- **Written instruction**
From the first line of the listing below, retype each line up to and including the one with "base_L_y = [0.33, 0.66]"; pictures stay out.

- **Data provided**
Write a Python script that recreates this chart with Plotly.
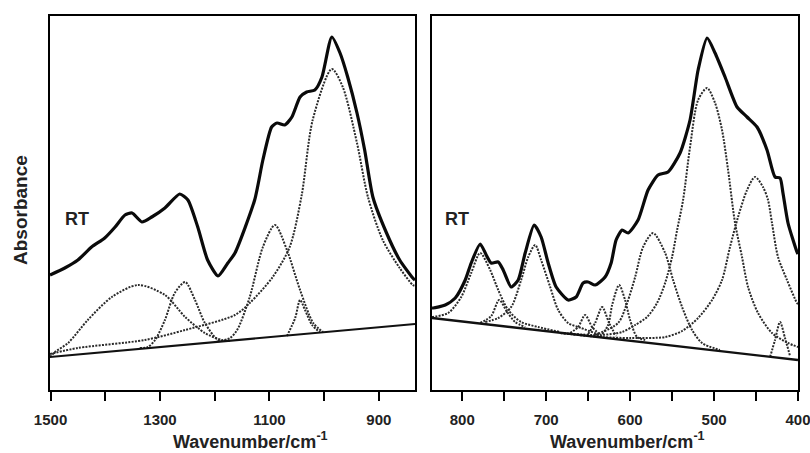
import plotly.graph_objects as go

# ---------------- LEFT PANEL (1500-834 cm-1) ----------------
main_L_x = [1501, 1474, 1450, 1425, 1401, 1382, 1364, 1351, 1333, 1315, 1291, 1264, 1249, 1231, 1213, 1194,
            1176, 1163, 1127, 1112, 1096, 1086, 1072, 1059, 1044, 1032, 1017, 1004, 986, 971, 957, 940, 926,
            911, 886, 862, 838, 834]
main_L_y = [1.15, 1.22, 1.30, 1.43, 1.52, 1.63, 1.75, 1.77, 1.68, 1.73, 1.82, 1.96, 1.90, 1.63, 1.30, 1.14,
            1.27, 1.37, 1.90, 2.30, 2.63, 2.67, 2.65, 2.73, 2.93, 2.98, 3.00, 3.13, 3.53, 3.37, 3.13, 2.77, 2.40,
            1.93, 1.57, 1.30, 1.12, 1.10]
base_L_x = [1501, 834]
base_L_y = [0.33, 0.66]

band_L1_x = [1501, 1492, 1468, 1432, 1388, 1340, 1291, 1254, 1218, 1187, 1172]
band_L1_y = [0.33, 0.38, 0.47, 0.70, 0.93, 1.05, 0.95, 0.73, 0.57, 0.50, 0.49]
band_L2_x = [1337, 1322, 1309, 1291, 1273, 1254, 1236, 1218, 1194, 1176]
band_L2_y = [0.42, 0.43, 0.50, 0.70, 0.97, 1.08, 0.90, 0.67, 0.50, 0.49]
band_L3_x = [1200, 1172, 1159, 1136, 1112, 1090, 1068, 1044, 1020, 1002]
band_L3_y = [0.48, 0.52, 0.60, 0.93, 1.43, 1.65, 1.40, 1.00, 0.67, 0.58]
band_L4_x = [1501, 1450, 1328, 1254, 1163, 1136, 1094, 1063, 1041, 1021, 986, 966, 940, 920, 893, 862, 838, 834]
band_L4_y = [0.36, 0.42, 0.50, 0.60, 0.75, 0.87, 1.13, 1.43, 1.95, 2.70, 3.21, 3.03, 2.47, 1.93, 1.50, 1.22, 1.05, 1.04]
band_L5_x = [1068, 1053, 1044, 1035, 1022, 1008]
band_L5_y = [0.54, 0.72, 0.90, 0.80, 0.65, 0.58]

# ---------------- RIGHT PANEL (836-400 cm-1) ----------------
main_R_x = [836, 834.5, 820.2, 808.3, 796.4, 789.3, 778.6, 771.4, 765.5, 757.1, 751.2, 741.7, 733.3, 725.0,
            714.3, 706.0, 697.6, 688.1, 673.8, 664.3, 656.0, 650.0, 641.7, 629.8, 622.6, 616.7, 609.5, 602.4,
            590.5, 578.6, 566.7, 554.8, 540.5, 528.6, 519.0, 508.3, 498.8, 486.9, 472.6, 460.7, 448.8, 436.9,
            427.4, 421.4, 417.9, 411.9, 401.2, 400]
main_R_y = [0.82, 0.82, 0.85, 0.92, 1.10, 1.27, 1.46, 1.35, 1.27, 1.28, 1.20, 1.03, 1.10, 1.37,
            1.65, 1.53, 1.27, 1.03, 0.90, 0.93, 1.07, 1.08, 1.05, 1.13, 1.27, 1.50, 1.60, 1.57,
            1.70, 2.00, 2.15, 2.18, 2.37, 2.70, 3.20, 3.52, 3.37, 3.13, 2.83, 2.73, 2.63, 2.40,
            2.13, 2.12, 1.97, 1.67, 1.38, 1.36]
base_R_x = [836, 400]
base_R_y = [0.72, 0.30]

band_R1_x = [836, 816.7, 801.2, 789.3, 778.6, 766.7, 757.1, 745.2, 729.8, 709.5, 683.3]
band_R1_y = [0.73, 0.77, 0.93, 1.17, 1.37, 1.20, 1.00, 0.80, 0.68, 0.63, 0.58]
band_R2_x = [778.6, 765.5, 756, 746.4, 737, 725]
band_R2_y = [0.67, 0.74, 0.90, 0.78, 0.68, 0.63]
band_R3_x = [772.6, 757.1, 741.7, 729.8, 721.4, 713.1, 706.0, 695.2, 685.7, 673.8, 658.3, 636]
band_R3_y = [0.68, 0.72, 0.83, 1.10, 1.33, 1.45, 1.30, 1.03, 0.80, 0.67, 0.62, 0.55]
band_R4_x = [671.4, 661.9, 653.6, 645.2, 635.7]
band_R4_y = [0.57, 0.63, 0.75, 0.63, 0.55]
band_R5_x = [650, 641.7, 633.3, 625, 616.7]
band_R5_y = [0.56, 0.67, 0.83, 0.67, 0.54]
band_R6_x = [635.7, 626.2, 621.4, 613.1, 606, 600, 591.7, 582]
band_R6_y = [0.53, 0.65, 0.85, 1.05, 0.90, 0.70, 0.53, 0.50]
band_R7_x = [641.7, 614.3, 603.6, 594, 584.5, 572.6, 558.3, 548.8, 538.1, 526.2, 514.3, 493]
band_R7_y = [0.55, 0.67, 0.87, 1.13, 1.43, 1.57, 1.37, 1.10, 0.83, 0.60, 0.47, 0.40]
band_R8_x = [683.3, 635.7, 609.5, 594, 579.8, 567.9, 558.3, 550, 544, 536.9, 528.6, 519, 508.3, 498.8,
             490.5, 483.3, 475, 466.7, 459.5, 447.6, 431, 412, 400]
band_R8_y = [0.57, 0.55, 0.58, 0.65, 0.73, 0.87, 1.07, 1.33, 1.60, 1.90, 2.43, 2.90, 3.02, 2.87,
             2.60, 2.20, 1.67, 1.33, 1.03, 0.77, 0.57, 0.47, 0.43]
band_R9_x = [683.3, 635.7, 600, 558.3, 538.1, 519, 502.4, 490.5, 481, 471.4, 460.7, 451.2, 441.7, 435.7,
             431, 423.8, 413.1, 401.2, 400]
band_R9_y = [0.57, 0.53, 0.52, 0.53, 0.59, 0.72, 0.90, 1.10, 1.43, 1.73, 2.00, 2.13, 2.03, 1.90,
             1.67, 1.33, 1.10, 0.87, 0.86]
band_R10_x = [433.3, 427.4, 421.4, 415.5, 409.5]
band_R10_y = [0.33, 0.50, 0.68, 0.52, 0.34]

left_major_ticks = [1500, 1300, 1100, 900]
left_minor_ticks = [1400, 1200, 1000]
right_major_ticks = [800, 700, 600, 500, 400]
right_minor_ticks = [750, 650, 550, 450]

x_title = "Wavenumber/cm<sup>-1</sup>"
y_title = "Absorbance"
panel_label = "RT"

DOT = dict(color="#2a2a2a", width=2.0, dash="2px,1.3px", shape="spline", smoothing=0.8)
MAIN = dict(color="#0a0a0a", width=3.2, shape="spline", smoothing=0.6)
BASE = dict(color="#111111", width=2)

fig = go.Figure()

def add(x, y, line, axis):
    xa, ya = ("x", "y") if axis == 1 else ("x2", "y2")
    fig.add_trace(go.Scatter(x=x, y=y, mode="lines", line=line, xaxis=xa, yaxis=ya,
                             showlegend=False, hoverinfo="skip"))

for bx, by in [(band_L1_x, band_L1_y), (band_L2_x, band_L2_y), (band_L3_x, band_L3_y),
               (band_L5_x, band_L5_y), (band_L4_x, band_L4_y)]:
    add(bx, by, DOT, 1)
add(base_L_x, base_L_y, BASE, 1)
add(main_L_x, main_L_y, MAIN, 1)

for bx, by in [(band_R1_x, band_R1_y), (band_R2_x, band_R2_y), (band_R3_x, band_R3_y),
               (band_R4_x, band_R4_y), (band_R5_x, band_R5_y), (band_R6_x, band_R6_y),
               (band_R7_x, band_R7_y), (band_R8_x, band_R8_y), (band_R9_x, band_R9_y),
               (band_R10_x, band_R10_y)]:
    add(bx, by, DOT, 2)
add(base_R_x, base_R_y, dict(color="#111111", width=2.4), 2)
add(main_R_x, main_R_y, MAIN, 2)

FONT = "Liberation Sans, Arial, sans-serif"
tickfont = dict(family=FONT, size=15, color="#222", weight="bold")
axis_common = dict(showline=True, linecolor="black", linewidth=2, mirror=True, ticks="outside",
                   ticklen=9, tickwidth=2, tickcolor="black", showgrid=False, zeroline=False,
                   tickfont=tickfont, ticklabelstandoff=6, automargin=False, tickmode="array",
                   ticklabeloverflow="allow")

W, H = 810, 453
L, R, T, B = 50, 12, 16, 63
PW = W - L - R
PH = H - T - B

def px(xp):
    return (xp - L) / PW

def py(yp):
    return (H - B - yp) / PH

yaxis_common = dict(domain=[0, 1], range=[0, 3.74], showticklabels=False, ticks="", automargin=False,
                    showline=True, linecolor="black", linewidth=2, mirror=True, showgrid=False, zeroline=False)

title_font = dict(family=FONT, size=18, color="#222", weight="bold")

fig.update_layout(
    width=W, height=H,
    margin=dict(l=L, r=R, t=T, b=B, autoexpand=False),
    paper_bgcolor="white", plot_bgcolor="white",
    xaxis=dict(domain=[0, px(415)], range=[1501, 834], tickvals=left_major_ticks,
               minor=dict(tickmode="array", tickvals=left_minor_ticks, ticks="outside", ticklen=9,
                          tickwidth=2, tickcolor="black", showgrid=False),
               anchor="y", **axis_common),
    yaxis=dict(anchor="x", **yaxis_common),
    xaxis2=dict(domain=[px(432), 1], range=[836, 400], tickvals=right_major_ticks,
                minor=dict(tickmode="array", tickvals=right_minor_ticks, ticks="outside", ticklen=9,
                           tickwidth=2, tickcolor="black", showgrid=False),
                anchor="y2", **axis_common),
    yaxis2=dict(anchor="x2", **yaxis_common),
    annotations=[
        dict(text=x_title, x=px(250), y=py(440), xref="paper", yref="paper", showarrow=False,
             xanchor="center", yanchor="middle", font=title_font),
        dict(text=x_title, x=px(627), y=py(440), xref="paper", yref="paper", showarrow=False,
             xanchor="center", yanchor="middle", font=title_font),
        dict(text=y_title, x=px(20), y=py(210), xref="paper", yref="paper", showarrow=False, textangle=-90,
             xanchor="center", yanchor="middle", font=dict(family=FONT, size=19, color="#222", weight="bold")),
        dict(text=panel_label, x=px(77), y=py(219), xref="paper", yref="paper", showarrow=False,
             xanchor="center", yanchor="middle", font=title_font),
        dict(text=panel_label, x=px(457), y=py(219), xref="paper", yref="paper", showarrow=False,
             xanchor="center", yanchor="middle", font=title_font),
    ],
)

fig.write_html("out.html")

- **Written reply**
Write a Python script that recreates this chart with Plotly.
import plotly.graph_objects as go

# ---------------- LEFT PANEL (1500-834 cm-1) ----------------
main_L_x = [1501, 1474, 1450, 1425, 1401, 1382, 1364, 1351, 1333, 1315, 1291, 1264, 1249, 1231, 1213, 1194,
            1176, 1163, 1127, 1112, 1096, 1086, 1072, 1059, 1044, 1032, 1017, 1004, 986, 971, 957, 940, 926,
            911, 886, 862, 838, 834]
main_L_y = [1.15, 1.22, 1.30, 1.43, 1.52, 1.63, 1.75, 1.77, 1.68, 1.73, 1.82, 1.96, 1.90, 1.63, 1.30, 1.14,
            1.27, 1.37, 1.90, 2.30, 2.63, 2.67, 2.65, 2.73, 2.93, 2.98, 3.00, 3.13, 3.53, 3.37, 3.13, 2.77, 2.40,
            1.93, 1.57, 1.30, 1.12, 1.10]
base_L_x = [1501, 834]
base_L_y = [0.33, 0.66]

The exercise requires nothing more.